Friday, April 04, 2008

Boom boom, Boom boom

As with so many things in life, the best ideas are often the most simple, but also often the most genius. A case in point comes with a TV programme I caught the other day. It was a repeat of a programme made in 1991, and broadcast on the consistently high quality BBC4 digital channel, whose often quite inspired Arts output provides the UK with an oasis of quality in a desert of pure dross, characterised by sensationalism and reality TV schlock. So here's the idea. Get blues legend John Lee Hooker, put him on a club stage with a chair and a guitar, surround him with some of the finest talents of modern blues musicianship, ask them to play for an hour and record the whole rockin' jamboree. If you are able to find a copy of John Lee Hooker and Friends, recorded live at San Francisco's sadly now defunct Sweetwater Club, then I would heartily recommend it.

Simply sensational, the show provides an example of the understated yet electric presence of John Lee Hooker, possibly the world's greatest ever blues singer and certainly one of the most enduring. Many people may only know Hooker from his cameo as a street-singer in the Blues Brothers film, but to reduce his reputation to this brief turn is to miss out on one of the great stories of African-American music. In the Blues canon he holds an extremely important place, bridging the transition in the 1950s and early 60s from the traditional southern Delta-blues style, with its rural and folk roots, to the electric Blues sound of Chicago as typified by the Chess label and artists such as Muddy Waters and Howlin' Wolf. Hooker was as adept as a solo player on acoustic, as he was on an electric guitar, and it was his mastery of both that ties the traditions together in such a significant way.

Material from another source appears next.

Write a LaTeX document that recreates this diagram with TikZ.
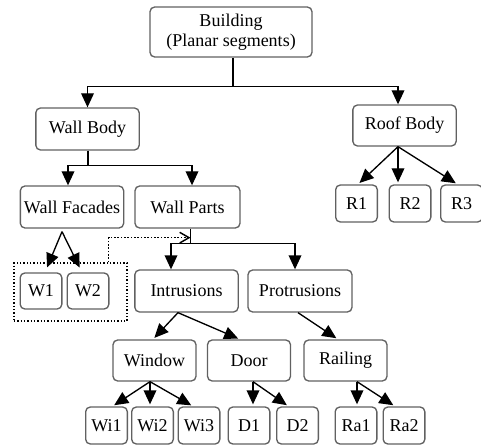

Hooker's style of guitar, accompanied by an incessant foot stomping on a wooden palette, was often as rambling as the southern solo bluesmen themselves, and it is this improvisational style that makes his work, both live and recorded so fascinating. In fact, the afore mentioned Blues Brothers appearance was the only segment of the movie filmed and sound recorded live, as Hooker's free-styling made the traditional playback, lip-synching technique impossible. As Hooker himself once stated "it don't take me no three days to record no album". His vocal style was uniquely original, synthesizing spoken word with sung lines and verses, and gave his work a feeling of the impromptu and the unstructured. But in reality, despite the improvisational flourishes and freewheeling approach, his songs are also often extremely complex, shown through his other renown is as an innovator in the field of boogie-woogie blues.


The work of John Lee Hooker is nothing if not captivating, and has a strange hypnotic quality that makes it difficult to tear your eyes and ears away from. His voice is a dark rumble, full of gravitas and a sadness that makes it an instrument custom made for the Blues. Look into his face in some of the later filmed recordings and it is almost like looking at the history of the Blues itself, and by extension looking at a narrative of African-American history so central to the history of the US itself. John Lee Hooker's work was of an exceptional vintage, and it is fitting that in 1989 he gave us one last great piece of work, the brilliant album "The Healer", which again marked a return to increased awareness and live appearances, and was the biggest-selling Blues album ever. If you are looking for an accessible yet integral route into Blues music, you could do a lot worse than begin with his recordings.


Such is the way with the breadth and diversity of labels that he recorded for over the years, and the sheer amount of output, that a good Best Of compilation is as good a place as any or indeed "The Healer" album, although I personally have a fondness for a double album "Live at the Café Au Go Go (and Soledad Prison)". The former sees him backed by an all-star band (including Muddy Waters and Otis Spann) in 1966, and the latter as a solo performer in 1972, the two sides of this quite magnificent and talented musician. Like a very select few, Hooker's Blues is elemental, and for that all music fans owe him a debt.